- Born: Francis Leader MacCarthy 10 May 1905 Goldington, England
- Died: June 14, 1980 (aged 75) Combe, Oxfordshire
- Education: Emmanuel College, Cambridge
- Known for: Dean and Fellow of Balliol College, Oxford
- Spouses: Joan Mildred Elton Carey (died 1948); Jane Dalkin;
- Religion: Christianity (Anglican)
- Church: Church of England

= Francis MacCarthy Willis Bund =

Francis Leader MacCarthy Willis Bund (10 May 1905 – 14 June 1980) was an Anglican cleric and Chaplain, Dean and Fellow of Balliol College, Oxford.

==Life==
He was born Francis Leader MacCarthy on 10 May 1905 at Goldington, Bedford. His father was John Leader MacCarthy, a descendant of the MacCarthy Reagh family, Princes of Carbery who was a local civil engineer, and his mother was Mary Susanna Willis Bund, the daughter of John William Willis Bund, a Worcestershire landowner and historian of the Celtic Church. He adopted the additional surnames of Willis Bund by Royal Licence in 1950 in compliance with a condition set out by his maternal grandfather to allow him to inherit family property in Worcestershire.

He was educated at Bedford Modern School and Emmanuel College, Cambridge (BA 1927, MA 1932), and became an assistant master at Shrewsbury School. He was appointed Chaplain and Fellow of Balliol in 1945, and after serving as a college proctor also became Dean.

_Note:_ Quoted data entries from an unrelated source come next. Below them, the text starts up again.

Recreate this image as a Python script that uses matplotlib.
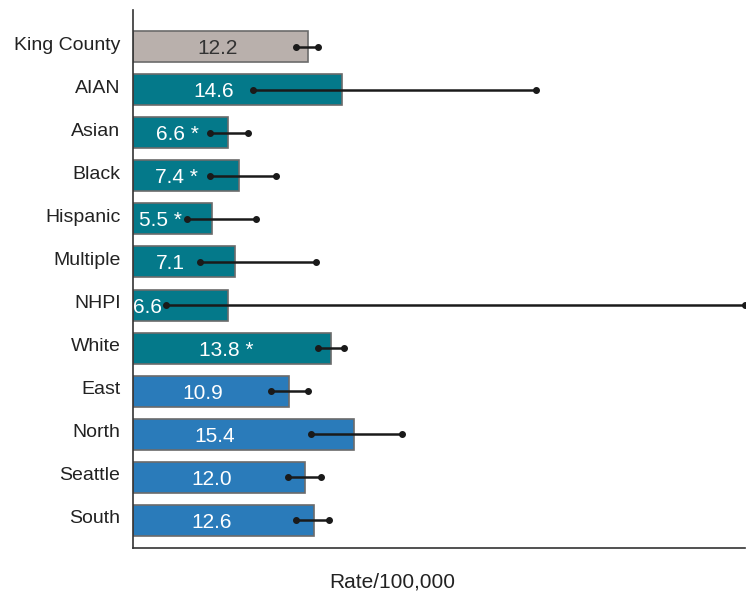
import matplotlib.pyplot as plt
import matplotlib.transforms as mtransforms
import numpy as np

groups = ['King County', 'AIAN', 'Asian', 'Black', 'Hispanic', 'Multiple',
          'NHPI', 'White', 'East', 'North', 'Seattle', 'South']
rates = [12.2, 14.6, 6.6, 7.4, 5.5, 7.1, 6.6, 13.8, 10.9, 15.4, 12.0, 12.6]
ci_low = [11.4, 8.4, 5.4, 5.4, 3.8, 4.7, 2.3, 12.9, 9.6, 12.4, 10.8, 11.4]
ci_high = [12.9, 28.1, 8.0, 10.0, 8.6, 12.8, 42.7, 14.7, 12.2, 18.8, 13.1, 13.7]
labels = ['12.2', '14.6', '6.6 *', '7.4 *', '5.5 *', '7.1',
          '6.6', '13.8 *', '10.9', '15.4', '12.0', '12.6']
kind = ['county'] + ['race'] * 7 + ['region'] * 4

# where the value text sits inside each bar (data units)
label_x = [5.9, 5.6, 3.1, 3.0, 1.9, 2.6, 1.0, 6.5, 4.9, 5.7, 5.5, 5.5]

colors = {'county': '#b9b0ac', 'race': '#04798a', 'region': '#2a7bba'}

plt.rcParams['font.family'] = ['Liberation Sans Narrow', 'Liberation Sans', 'DejaVu Sans']

fig = plt.figure(figsize=(7.53, 5.96), dpi=100)
ax = fig.add_axes([133/753, 1-548/596, (745-133)/753, (548-10)/596])

y = np.arange(len(groups))
ax.barh(y, rates, height=0.72, color=[colors[k] for k in kind],
        edgecolor='#6b6b6b', linewidth=1.2)

ax.hlines(y, ci_low, ci_high, color='#1a1a1a', linewidth=1.8, zorder=3)
ax.plot(ci_low, y, 'o', color='#1a1a1a', ms=4, zorder=4)
ax.plot(ci_high, y, 'o', color='#1a1a1a', ms=4, zorder=4)

for i, (lx, txt) in enumerate(zip(label_x, labels)):
    c = '#333333' if kind[i] == 'county' else 'white'
    ax.text(lx, i, txt, ha='center', va='center_baseline', color=c,
            fontsize=15, zorder=5)

ax.set_yticks(y)
ax.set_yticklabels(groups, fontsize=14, color='#222222')
ax.tick_params(axis='y', length=0, pad=9)
# names sit a little above the bar middles
shift = mtransforms.ScaledTranslation(0, 0.035, fig.dpi_scale_trans)
for lab in ax.get_yticklabels():
    lab.set_transform(lab.get_transform() + shift)
ax.set_xticks([])
ax.set_xlim(0, 42.7)
ax.set_ylim(11.64, -0.85)
for s in ['top', 'right']:
    ax.spines[s].set_visible(False)
for s in ['left', 'bottom']:
    ax.spines[s].set_color('#333333')
    ax.spines[s].set_linewidth(1.2)

fig.text(392/753, 1-582/596, 'Rate/100,000', ha='center', va='center',
         fontsize=15, color='#222222')

plt.savefig('out.png', dpi=100)
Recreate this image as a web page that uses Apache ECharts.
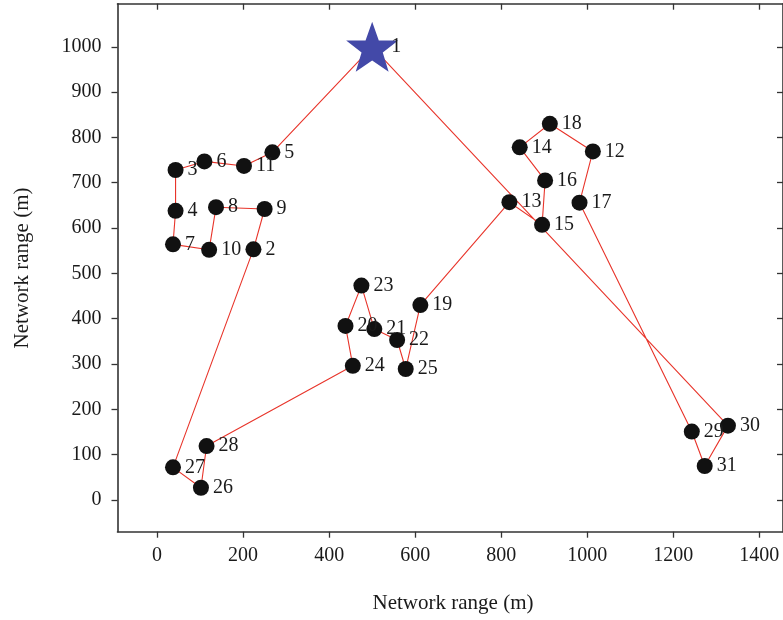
<!DOCTYPE html>
<html>
<head>
<meta charset="utf-8">
<script src="https://cdn.jsdelivr.net/npm/echarts@6/dist/echarts.min.js"></script>
<style>
html,body{margin:0;padding:0;background:#fff;}
#chart{width:783px;height:620px;}
</style>
</head>
<body>
<div id="chart"></div>
<script>
// Node identifiers and coordinates (m)
const nodeIds = [1,2,3,4,5,6,7,8,9,10,11,12,13,14,15,16,17,18,19,20,21,22,23,24,25,26,27,28,29,30,31];
const nodeX = [500,224,43,43,268,110,37,137,250,121,202,1013,819,843,895,902,982,913,612,438,505,558,475,455,578,102,37,115,1243,1327,1273];
const nodeY = [1000,553,728,638,767,747,564,646,642,552,737,769,657,778,607,705,656,830,430,384,377,353,473,296,289,27,72,119,151,164,75];
// Visiting order of the route (closed tour)
const tour = [1,5,11,6,3,4,7,10,8,9,2,27,26,28,24,20,23,21,22,25,19,13,15,16,14,18,12,17,29,31,30,1];
// Tick values
const xTicks = [0,200,400,600,800,1000,1200,1400];
const yTicks = [0,100,200,300,400,500,600,700,800,900,1000];
const axisTitle = 'Network range (m)';

const FONT = 'Liberation Serif';
const TXT = '#1a1a1a';

const routeData = tour.map(id => [nodeX[id-1], nodeY[id-1]]);
const sinkData = [[nodeX[0], nodeY[0], nodeIds[0]]];
const nodeData = nodeIds.slice(1).map((id, i) => [nodeX[i+1], nodeY[i+1], id]);

const chart = echarts.init(document.getElementById('chart'), null, {renderer:'canvas'});
const axisLineStyle = {color:'#333', width:1.6};
const tickStyle = {color:'#333', width:1.3};
const plain = v => String(v);
chart.setOption({
  animation:false,
  backgroundColor:'#fff',
  grid:{left:117.5, top:3.7, width:670, height:528, containLabel:false},
  xAxis:[
    {type:'value', position:'bottom', min:-92, max:1455,
     splitLine:{show:false},
     axisLine:{show:true, onZero:false, lineStyle:axisLineStyle},
     axisTick:{show:true, inside:false, length:6, customValues:xTicks, lineStyle:tickStyle},
     axisLabel:{show:true, margin:14, customValues:xTicks, formatter:plain, fontFamily:FONT, fontSize:20, color:TXT}},
    {type:'value', position:'top', min:-92, max:1455,
     splitLine:{show:false},
     axisLine:{show:true, onZero:false, lineStyle:axisLineStyle},
     axisTick:{show:true, inside:true, length:6, customValues:xTicks, lineStyle:tickStyle},
     axisLabel:{show:false}}
  ],
  yAxis:[
    {type:'value', position:'left', min:-70, max:1095,
     splitLine:{show:false},
     axisLine:{show:true, onZero:false, lineStyle:axisLineStyle},
     axisTick:{show:true, inside:false, length:6, customValues:yTicks, lineStyle:tickStyle},
     axisLabel:{show:true, margin:16, customValues:yTicks, formatter:plain, fontFamily:FONT, fontSize:20, color:TXT}},
    {type:'value', position:'right', min:-70, max:1095,
     splitLine:{show:false},
     axisLine:{show:true, onZero:false, lineStyle:axisLineStyle},
     axisTick:{show:true, inside:true, length:6, customValues:yTicks, lineStyle:tickStyle},
     axisLabel:{show:false}}
  ],
  graphic:[
    {type:'text', x:453, y:603, style:{text:axisTitle, fontFamily:FONT, fontSize:21, fill:TXT, align:'center', verticalAlign:'middle'}},
    {type:'text', x:22, y:268, rotation:Math.PI/2, style:{text:axisTitle, fontFamily:FONT, fontSize:21, fill:TXT, align:'center', verticalAlign:'middle'}}
  ],
  series:[
    {type:'line', data:routeData, symbol:'none', silent:true, z:1,
     lineStyle:{color:'#e8342a', width:1.1}},
    {type:'scatter', data:nodeData, symbol:'circle', symbolSize:16, z:3,
     itemStyle:{color:'#111', opacity:1},
     label:{show:true, position:'right', distance:4, formatter:p=>String(p.value[2]),
            fontFamily:FONT, fontSize:20, color:TXT}},
    {type:'scatter', data:sinkData, symbol:'path://M50,0 L62.5,35 L99,35 L70,57 L81,93 L50,72 L19,93 L30,57 L1,35 L37.5,35 Z', symbolSize:[52,50], z:4,
     itemStyle:{color:'#4349a8', opacity:1},
     label:{show:true, position:[45,25], align:'left', verticalAlign:'middle', formatter:p=>String(p.value[2]),
            fontFamily:FONT, fontSize:20, color:TXT}}
  ]
});
</script>
</body>
</html>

In this role he appears to have displayed a great deal of patience and tolerance amidst the growing rebelliousness of student life in the 1960s. Howard Marks, the notorious user and later smuggler of cannabis was an undergraduate at Balliol, and was frequently summoned to see the dean. In his autobiography Marks recalls developing "an enormous liking and respect" for MacCarthy Willis Bund, who interceded on Marks's behalf over drug use with the College's Senior Proctor. Also amongst MacCarthy Willis Bund's charges were J. I. Packer, the Christian theologian, whose studies in philosophy of religion he supervised, and the writer Ved Mehta, who also recalls the dean's tolerant approach to his duties.

MacCarthy Willis Bund also became a Fellow of All Souls College, Oxford.

He married first, Joan Mildred Elton Carey (died 1948) and secondly, Roberta J. ("Jane") Dalkin (died 2016). His eldest daughter, Alison MacCarthy Willis Bund married the distinguished American academic L. Perry Curtis who became Emeritus Professor of History at Brown University.

Francis Leader MacCarthy Willis Bund died in 1980 and was buried at Combe, Oxfordshire. There is a plaque dedicated to him outside the Old Dean's Room on the library staircase at Balliol.